Exclude images, then output the remaining data verbatim.

* BEGIN *

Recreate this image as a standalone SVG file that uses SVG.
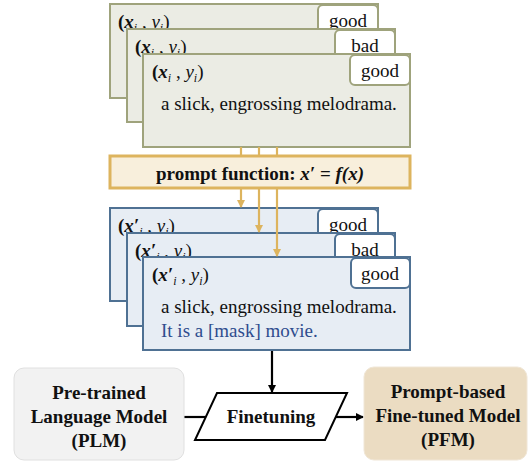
<svg xmlns="http://www.w3.org/2000/svg" width="529" height="461" viewBox="0 0 529 461">
<defs>
<style>
text{font-family:"Liberation Serif","Times New Roman",serif;font-size:19px;fill:#111}
.card-a{fill:#ebece4;stroke:#9fa37c;stroke-width:2}
.card-b{fill:#e7edf4;stroke:#4f7193;stroke-width:2}
.lab-a{fill:#fff;stroke:#9fa37c;stroke-width:2}
.lab-b{fill:#fff;stroke:#4f7193;stroke-width:2}
.b{font-weight:bold}
.bi{font-weight:bold;font-style:italic}
.it{font-style:italic}
.sub{font-style:italic;font-size:12px}
.mid{text-anchor:middle}
.blue{fill:#2e4c8e}
.gold{stroke:#ddb45e;stroke-width:2.2;fill:none}
.blk{stroke:#000;stroke-width:2.2;fill:none}
</style>
<marker id="ag" markerWidth="8" markerHeight="8" refX="7" refY="4" orient="auto" markerUnits="userSpaceOnUse">
<path d="M0,0 L8,4 L0,8 z" fill="#ddb45e"/>
</marker>
<marker id="ab" markerWidth="8" markerHeight="8" refX="7" refY="4" orient="auto" markerUnits="userSpaceOnUse">
<path d="M0,0 L8,4 L0,8 z" fill="#000"/>
</marker>
</defs>
<rect width="529" height="461" fill="#fff"/>

<g id="input-card-1">
<rect class="card-a" x="110" y="4" width="268" height="94"/>
<rect class="lab-a" x="318" y="5" width="60" height="30" rx="5"/>
<text x="348" y="27" class="mid">good</text>
<text x="118" y="28"><tspan class="b">(</tspan><tspan class="bi">x</tspan><tspan class="sub" dy="4">i</tspan><tspan dy="-4"> , </tspan><tspan class="it">y</tspan><tspan class="sub" dy="4">i</tspan><tspan dy="-4">)</tspan></text>
</g>
<g id="input-card-2">
<rect class="card-a" x="127" y="29" width="268" height="93"/>
<rect class="lab-a" x="335" y="30" width="60" height="30" rx="5"/>
<text x="365" y="52" class="mid">bad</text>
<text x="135" y="53"><tspan class="b">(</tspan><tspan class="bi">x</tspan><tspan class="sub" dy="4">i</tspan><tspan dy="-4"> , </tspan><tspan class="it">y</tspan><tspan class="sub" dy="4">i</tspan><tspan dy="-4">)</tspan></text>
</g>
<g id="input-card-3">
<rect class="card-a" x="143" y="54" width="267" height="93"/>
<rect class="lab-a" x="350" y="55" width="60" height="30" rx="5"/>
<text x="380" y="77" class="mid">good</text>
<text x="152" y="78"><tspan class="b">(</tspan><tspan class="bi">x</tspan><tspan class="sub" dy="4">i</tspan><tspan dy="-4"> , </tspan><tspan class="it">y</tspan><tspan class="sub" dy="4">i</tspan><tspan dy="-4">)</tspan></text>
<text x="161" y="110">a slick, engrossing melodrama.</text>
</g>

<g id="prompt-cards">
<g id="prompt-card-1">
<rect class="card-b" x="110" y="208" width="268" height="93"/>
<rect class="lab-b" x="318" y="209" width="60" height="30" rx="5"/>
<text x="348" y="231" class="mid">good</text>
<text x="118" y="232"><tspan class="b">(</tspan><tspan class="bi">x′</tspan><tspan class="sub" dy="4">i</tspan><tspan dy="-4"> , </tspan><tspan class="it">y</tspan><tspan class="sub" dy="4">i</tspan><tspan dy="-4">)</tspan></text>
</g>
<g id="prompt-card-2">
<rect class="card-b" x="127" y="233" width="268" height="93"/>
<rect class="lab-b" x="335" y="234" width="60" height="30" rx="5"/>
<text x="365" y="256" class="mid">bad</text>
<text x="135" y="257"><tspan class="b">(</tspan><tspan class="bi">x′</tspan><tspan class="sub" dy="4">i</tspan><tspan dy="-4"> , </tspan><tspan class="it">y</tspan><tspan class="sub" dy="4">i</tspan><tspan dy="-4">)</tspan></text>
</g>
<g id="prompt-card-3">
<rect class="card-b" x="143" y="257" width="267" height="93"/>
<rect class="lab-b" x="351" y="258" width="59" height="30" rx="5"/>
<text x="380" y="280" class="mid">good</text>
<text x="152" y="281"><tspan class="b">(</tspan><tspan class="bi">x′</tspan><tspan class="sub" dy="4">i</tspan><tspan dy="-4"> , </tspan><tspan class="it">y</tspan><tspan class="sub" dy="4">i</tspan><tspan dy="-4">)</tspan></text>
<text x="161" y="313">a slick, engrossing melodrama.</text>
<text x="161" y="337" class="blue">It is a [mask] movie.</text>
</g>
</g>

<g id="connectors">
<line class="gold" x1="241" y1="147" x2="241" y2="157"/>
<line class="gold" x1="259" y1="147" x2="259" y2="157"/>
<line class="gold" x1="277" y1="147" x2="277" y2="157"/>
<line class="gold" x1="241" y1="188" x2="241" y2="207" marker-end="url(#ag)"/>
<line class="gold" x1="259" y1="188" x2="259" y2="232" marker-end="url(#ag)"/>
<line class="gold" x1="277" y1="188" x2="277" y2="256" marker-end="url(#ag)"/>
<line class="blk" x1="272" y1="351" x2="272" y2="392" marker-end="url(#ab)"/>
<line class="blk" x1="184" y1="417" x2="206" y2="417"/>
<line class="blk" x1="336" y1="417" x2="363" y2="417" marker-end="url(#ab)"/>
</g>

<g id="prompt-function">
<rect x="110" y="156" width="300" height="32" fill="#f8efdc" stroke="#ddb45e" stroke-width="3"/>
<text x="260" y="180" class="mid b">prompt function: <tspan class="bi">x′</tspan> = <tspan class="bi">f(x)</tspan></text>
</g>

<g id="plm">
<rect x="14" y="368" width="170" height="92" rx="10" fill="#f2f2f2" stroke="#e0e0e0" stroke-width="1"/>
<text x="99" y="399" class="mid b">Pre-trained</text>
<text x="99" y="423" class="mid b">Language Model</text>
<text x="99" y="447" class="mid b">(PLM)</text>
</g>

<g id="finetuning">
<polygon points="217,393 347,393 325,440 195,440" fill="#fff" stroke="#000" stroke-width="2"/>
<text x="271" y="423" class="mid b">Finetuning</text>
</g>

<g id="pfm">
<rect x="364" y="367" width="163" height="93" rx="10" fill="#ebdcc2" stroke="#f0e6d6" stroke-width="1"/>
<text x="448" y="398" class="mid b">Prompt-based</text>
<text x="448" y="422" class="mid b">Fine-tuned Model</text>
<text x="448" y="446" class="mid b">(PFM)</text>
</g>
</svg>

* END *

RESPONSE TO THIS EXERCISE:
Recreate this image as a standalone SVG file that uses SVG.
<svg xmlns="http://www.w3.org/2000/svg" width="529" height="461" viewBox="0 0 529 461">
<defs>
<style>
text{font-family:"Liberation Serif","Times New Roman",serif;font-size:19px;fill:#111}
.card-a{fill:#ebece4;stroke:#9fa37c;stroke-width:2}
.card-b{fill:#e7edf4;stroke:#4f7193;stroke-width:2}
.lab-a{fill:#fff;stroke:#9fa37c;stroke-width:2}
.lab-b{fill:#fff;stroke:#4f7193;stroke-width:2}
.b{font-weight:bold}
.bi{font-weight:bold;font-style:italic}
.it{font-style:italic}
.sub{font-style:italic;font-size:12px}
.mid{text-anchor:middle}
.blue{fill:#2e4c8e}
.gold{stroke:#ddb45e;stroke-width:2.2;fill:none}
.blk{stroke:#000;stroke-width:2.2;fill:none}
</style>
<marker id="ag" markerWidth="8" markerHeight="8" refX="7" refY="4" orient="auto" markerUnits="userSpaceOnUse">
<path d="M0,0 L8,4 L0,8 z" fill="#ddb45e"/>
</marker>
<marker id="ab" markerWidth="8" markerHeight="8" refX="7" refY="4" orient="auto" markerUnits="userSpaceOnUse">
<path d="M0,0 L8,4 L0,8 z" fill="#000"/>
</marker>
</defs>
<rect width="529" height="461" fill="#fff"/>

<g id="input-card-1">
<rect class="card-a" x="110" y="4" width="268" height="94"/>
<rect class="lab-a" x="318" y="5" width="60" height="30" rx="5"/>
<text x="348" y="27" class="mid">good</text>
<text x="118" y="28"><tspan class="b">(</tspan><tspan class="bi">x</tspan><tspan class="sub" dy="4">i</tspan><tspan dy="-4"> , </tspan><tspan class="it">y</tspan><tspan class="sub" dy="4">i</tspan><tspan dy="-4">)</tspan></text>
</g>
<g id="input-card-2">
<rect class="card-a" x="127" y="29" width="268" height="93"/>
<rect class="lab-a" x="335" y="30" width="60" height="30" rx="5"/>
<text x="365" y="52" class="mid">bad</text>
<text x="135" y="53"><tspan class="b">(</tspan><tspan class="bi">x</tspan><tspan class="sub" dy="4">i</tspan><tspan dy="-4"> , </tspan><tspan class="it">y</tspan><tspan class="sub" dy="4">i</tspan><tspan dy="-4">)</tspan></text>
</g>
<g id="input-card-3">
<rect class="card-a" x="143" y="54" width="267" height="93"/>
<rect class="lab-a" x="350" y="55" width="60" height="30" rx="5"/>
<text x="380" y="77" class="mid">good</text>
<text x="152" y="78"><tspan class="b">(</tspan><tspan class="bi">x</tspan><tspan class="sub" dy="4">i</tspan><tspan dy="-4"> , </tspan><tspan class="it">y</tspan><tspan class="sub" dy="4">i</tspan><tspan dy="-4">)</tspan></text>
<text x="161" y="110">a slick, engrossing melodrama.</text>
</g>

<g id="prompt-cards">
<g id="prompt-card-1">
<rect class="card-b" x="110" y="208" width="268" height="93"/>
<rect class="lab-b" x="318" y="209" width="60" height="30" rx="5"/>
<text x="348" y="231" class="mid">good</text>
<text x="118" y="232"><tspan class="b">(</tspan><tspan class="bi">x′</tspan><tspan class="sub" dy="4">i</tspan><tspan dy="-4"> , </tspan><tspan class="it">y</tspan><tspan class="sub" dy="4">i</tspan><tspan dy="-4">)</tspan></text>
</g>
<g id="prompt-card-2">
<rect class="card-b" x="127" y="233" width="268" height="93"/>
<rect class="lab-b" x="335" y="234" width="60" height="30" rx="5"/>
<text x="365" y="256" class="mid">bad</text>
<text x="135" y="257"><tspan class="b">(</tspan><tspan class="bi">x′</tspan><tspan class="sub" dy="4">i</tspan><tspan dy="-4"> , </tspan><tspan class="it">y</tspan><tspan class="sub" dy="4">i</tspan><tspan dy="-4">)</tspan></text>
</g>
<g id="prompt-card-3">
<rect class="card-b" x="143" y="257" width="267" height="93"/>
<rect class="lab-b" x="351" y="258" width="59" height="30" rx="5"/>
<text x="380" y="280" class="mid">good</text>
<text x="152" y="281"><tspan class="b">(</tspan><tspan class="bi">x′</tspan><tspan class="sub" dy="4">i</tspan><tspan dy="-4"> , </tspan><tspan class="it">y</tspan><tspan class="sub" dy="4">i</tspan><tspan dy="-4">)</tspan></text>
<text x="161" y="313">a slick, engrossing melodrama.</text>
<text x="161" y="337" class="blue">It is a [mask] movie.</text>
</g>
</g>

<g id="connectors">
<line class="gold" x1="241" y1="147" x2="241" y2="157"/>
<line class="gold" x1="259" y1="147" x2="259" y2="157"/>
<line class="gold" x1="277" y1="147" x2="277" y2="157"/>
<line class="gold" x1="241" y1="188" x2="241" y2="207" marker-end="url(#ag)"/>
<line class="gold" x1="259" y1="188" x2="259" y2="232" marker-end="url(#ag)"/>
<line class="gold" x1="277" y1="188" x2="277" y2="256" marker-end="url(#ag)"/>
<line class="blk" x1="272" y1="351" x2="272" y2="392" marker-end="url(#ab)"/>
<line class="blk" x1="184" y1="417" x2="206" y2="417"/>
<line class="blk" x1="336" y1="417" x2="363" y2="417" marker-end="url(#ab)"/>
</g>

<g id="prompt-function">
<rect x="110" y="156" width="300" height="32" fill="#f8efdc" stroke="#ddb45e" stroke-width="3"/>
<text x="260" y="180" class="mid b">prompt function: <tspan class="bi">x′</tspan> = <tspan class="bi">f(x)</tspan></text>
</g>

<g id="plm">
<rect x="14" y="368" width="170" height="92" rx="10" fill="#f2f2f2" stroke="#e0e0e0" stroke-width="1"/>
<text x="99" y="399" class="mid b">Pre-trained</text>
<text x="99" y="423" class="mid b">Language Model</text>
<text x="99" y="447" class="mid b">(PLM)</text>
</g>

<g id="finetuning">
<polygon points="217,393 347,393 325,440 195,440" fill="#fff" stroke="#000" stroke-width="2"/>
<text x="271" y="423" class="mid b">Finetuning</text>
</g>

<g id="pfm">
<rect x="364" y="367" width="163" height="93" rx="10" fill="#ebdcc2" stroke="#f0e6d6" stroke-width="1"/>
<text x="448" y="398" class="mid b">Prompt-based</text>
<text x="448" y="422" class="mid b">Fine-tuned Model</text>
<text x="448" y="446" class="mid b">(PFM)</text>
</g>
</svg>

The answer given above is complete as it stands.